• [Given instruction]
Stop after the line containing "работы – <b>6,5%</b></div>": print each line exactly from the first line of the listing up to that point.

• [Provided data]
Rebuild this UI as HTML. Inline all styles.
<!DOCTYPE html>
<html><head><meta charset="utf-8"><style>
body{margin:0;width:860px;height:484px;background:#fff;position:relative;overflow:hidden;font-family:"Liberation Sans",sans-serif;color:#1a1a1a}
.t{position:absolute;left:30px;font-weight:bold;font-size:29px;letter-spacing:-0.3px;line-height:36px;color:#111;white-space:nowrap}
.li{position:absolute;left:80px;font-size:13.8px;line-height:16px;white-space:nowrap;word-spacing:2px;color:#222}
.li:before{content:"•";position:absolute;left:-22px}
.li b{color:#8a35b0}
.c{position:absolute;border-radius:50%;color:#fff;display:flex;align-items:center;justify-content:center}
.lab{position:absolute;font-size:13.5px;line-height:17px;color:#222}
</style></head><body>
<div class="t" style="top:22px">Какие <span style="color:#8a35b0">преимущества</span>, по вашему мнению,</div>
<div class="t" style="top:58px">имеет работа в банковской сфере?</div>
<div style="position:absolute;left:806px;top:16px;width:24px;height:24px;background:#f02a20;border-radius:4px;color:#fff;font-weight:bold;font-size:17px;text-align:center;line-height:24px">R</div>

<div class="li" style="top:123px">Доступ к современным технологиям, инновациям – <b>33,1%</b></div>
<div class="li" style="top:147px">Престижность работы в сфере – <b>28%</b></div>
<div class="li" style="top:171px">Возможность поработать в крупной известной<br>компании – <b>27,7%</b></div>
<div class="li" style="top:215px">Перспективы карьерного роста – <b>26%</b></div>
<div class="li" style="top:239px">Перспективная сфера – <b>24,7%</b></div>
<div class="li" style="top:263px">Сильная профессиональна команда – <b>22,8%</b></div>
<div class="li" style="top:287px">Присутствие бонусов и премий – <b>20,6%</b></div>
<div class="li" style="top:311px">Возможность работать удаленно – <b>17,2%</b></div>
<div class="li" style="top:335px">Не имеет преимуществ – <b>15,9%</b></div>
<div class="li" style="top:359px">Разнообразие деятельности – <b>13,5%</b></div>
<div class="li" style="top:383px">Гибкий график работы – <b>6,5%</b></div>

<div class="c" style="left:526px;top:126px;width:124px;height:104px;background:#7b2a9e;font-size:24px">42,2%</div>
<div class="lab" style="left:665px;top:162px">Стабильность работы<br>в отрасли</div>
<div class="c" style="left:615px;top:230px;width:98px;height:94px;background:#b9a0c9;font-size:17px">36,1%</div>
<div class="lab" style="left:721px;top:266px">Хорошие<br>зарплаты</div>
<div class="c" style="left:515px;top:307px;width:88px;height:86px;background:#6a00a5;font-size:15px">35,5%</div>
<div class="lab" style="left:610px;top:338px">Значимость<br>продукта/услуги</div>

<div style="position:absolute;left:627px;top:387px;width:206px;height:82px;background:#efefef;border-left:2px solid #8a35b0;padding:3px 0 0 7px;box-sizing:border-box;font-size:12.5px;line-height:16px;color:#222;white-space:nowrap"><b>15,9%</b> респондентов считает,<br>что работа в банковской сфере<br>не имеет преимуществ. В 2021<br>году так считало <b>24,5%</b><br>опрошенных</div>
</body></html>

• [Complete output]
Rebuild this UI as HTML. Inline all styles.
<!DOCTYPE html>
<html><head><meta charset="utf-8"><style>
body{margin:0;width:860px;height:484px;background:#fff;position:relative;overflow:hidden;font-family:"Liberation Sans",sans-serif;color:#1a1a1a}
.t{position:absolute;left:30px;font-weight:bold;font-size:29px;letter-spacing:-0.3px;line-height:36px;color:#111;white-space:nowrap}
.li{position:absolute;left:80px;font-size:13.8px;line-height:16px;white-space:nowrap;word-spacing:2px;color:#222}
.li:before{content:"•";position:absolute;left:-22px}
.li b{color:#8a35b0}
.c{position:absolute;border-radius:50%;color:#fff;display:flex;align-items:center;justify-content:center}
.lab{position:absolute;font-size:13.5px;line-height:17px;color:#222}
</style></head><body>
<div class="t" style="top:22px">Какие <span style="color:#8a35b0">преимущества</span>, по вашему мнению,</div>
<div class="t" style="top:58px">имеет работа в банковской сфере?</div>
<div style="position:absolute;left:806px;top:16px;width:24px;height:24px;background:#f02a20;border-radius:4px;color:#fff;font-weight:bold;font-size:17px;text-align:center;line-height:24px">R</div>

<div class="li" style="top:123px">Доступ к современным технологиям, инновациям – <b>33,1%</b></div>
<div class="li" style="top:147px">Престижность работы в сфере – <b>28%</b></div>
<div class="li" style="top:171px">Возможность поработать в крупной известной<br>компании – <b>27,7%</b></div>
<div class="li" style="top:215px">Перспективы карьерного роста – <b>26%</b></div>
<div class="li" style="top:239px">Перспективная сфера – <b>24,7%</b></div>
<div class="li" style="top:263px">Сильная профессиональна команда – <b>22,8%</b></div>
<div class="li" style="top:287px">Присутствие бонусов и премий – <b>20,6%</b></div>
<div class="li" style="top:311px">Возможность работать удаленно – <b>17,2%</b></div>
<div class="li" style="top:335px">Не имеет преимуществ – <b>15,9%</b></div>
<div class="li" style="top:359px">Разнообразие деятельности – <b>13,5%</b></div>
<div class="li" style="top:383px">Гибкий график работы – <b>6,5%</b></div>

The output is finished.